## start Dataset excerpt
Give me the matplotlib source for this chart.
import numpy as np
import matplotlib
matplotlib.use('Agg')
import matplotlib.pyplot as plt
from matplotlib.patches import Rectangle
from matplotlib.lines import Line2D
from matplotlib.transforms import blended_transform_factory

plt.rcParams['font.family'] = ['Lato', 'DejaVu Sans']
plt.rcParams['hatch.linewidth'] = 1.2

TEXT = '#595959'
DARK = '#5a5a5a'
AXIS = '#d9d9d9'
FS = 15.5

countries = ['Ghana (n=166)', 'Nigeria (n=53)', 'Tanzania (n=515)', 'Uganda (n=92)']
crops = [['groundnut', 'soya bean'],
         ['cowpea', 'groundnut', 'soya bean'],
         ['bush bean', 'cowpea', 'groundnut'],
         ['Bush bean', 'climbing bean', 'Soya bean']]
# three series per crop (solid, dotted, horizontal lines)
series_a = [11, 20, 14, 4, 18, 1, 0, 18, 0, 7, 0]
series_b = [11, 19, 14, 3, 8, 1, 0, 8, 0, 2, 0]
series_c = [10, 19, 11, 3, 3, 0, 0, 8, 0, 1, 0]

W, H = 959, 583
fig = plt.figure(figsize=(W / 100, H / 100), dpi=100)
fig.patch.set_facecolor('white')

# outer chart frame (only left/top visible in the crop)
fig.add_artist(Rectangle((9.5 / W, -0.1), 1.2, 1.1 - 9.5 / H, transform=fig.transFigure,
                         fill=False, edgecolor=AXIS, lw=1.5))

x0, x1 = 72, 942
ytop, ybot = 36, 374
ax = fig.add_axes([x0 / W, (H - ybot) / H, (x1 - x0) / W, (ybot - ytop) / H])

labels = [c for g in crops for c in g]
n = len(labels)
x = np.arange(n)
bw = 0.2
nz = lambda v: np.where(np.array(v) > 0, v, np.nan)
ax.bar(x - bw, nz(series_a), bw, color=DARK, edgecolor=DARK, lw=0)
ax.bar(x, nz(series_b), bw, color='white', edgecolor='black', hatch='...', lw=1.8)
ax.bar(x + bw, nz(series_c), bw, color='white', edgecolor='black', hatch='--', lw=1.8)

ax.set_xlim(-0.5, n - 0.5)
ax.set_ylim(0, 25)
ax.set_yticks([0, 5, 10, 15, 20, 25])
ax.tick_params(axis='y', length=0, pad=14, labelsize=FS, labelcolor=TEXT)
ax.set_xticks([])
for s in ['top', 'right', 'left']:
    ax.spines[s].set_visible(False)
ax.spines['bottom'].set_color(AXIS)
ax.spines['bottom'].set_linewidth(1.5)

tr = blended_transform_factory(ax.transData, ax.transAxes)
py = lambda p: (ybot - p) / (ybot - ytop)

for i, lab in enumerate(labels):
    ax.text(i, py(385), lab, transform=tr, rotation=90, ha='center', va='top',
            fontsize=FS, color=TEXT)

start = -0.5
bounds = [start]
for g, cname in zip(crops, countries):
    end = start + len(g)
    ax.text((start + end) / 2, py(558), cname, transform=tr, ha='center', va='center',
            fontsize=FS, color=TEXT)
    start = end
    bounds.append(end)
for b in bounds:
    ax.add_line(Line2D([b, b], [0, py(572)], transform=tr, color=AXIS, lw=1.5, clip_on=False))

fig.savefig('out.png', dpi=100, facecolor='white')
## end Dataset excerpt
[What is being asked]: Your output must be the lines of the material above, from the first through the line that contains "plt.rcParams['hatch.linewidth'] = 1.2", copied exactly. Include both endpoints and nothing else.

[Output for this task]:
Give me the matplotlib source for this chart.
import numpy as np
import matplotlib
matplotlib.use('Agg')
import matplotlib.pyplot as plt
from matplotlib.patches import Rectangle
from matplotlib.lines import Line2D
from matplotlib.transforms import blended_transform_factory

plt.rcParams['font.family'] = ['Lato', 'DejaVu Sans']
plt.rcParams['hatch.linewidth'] = 1.2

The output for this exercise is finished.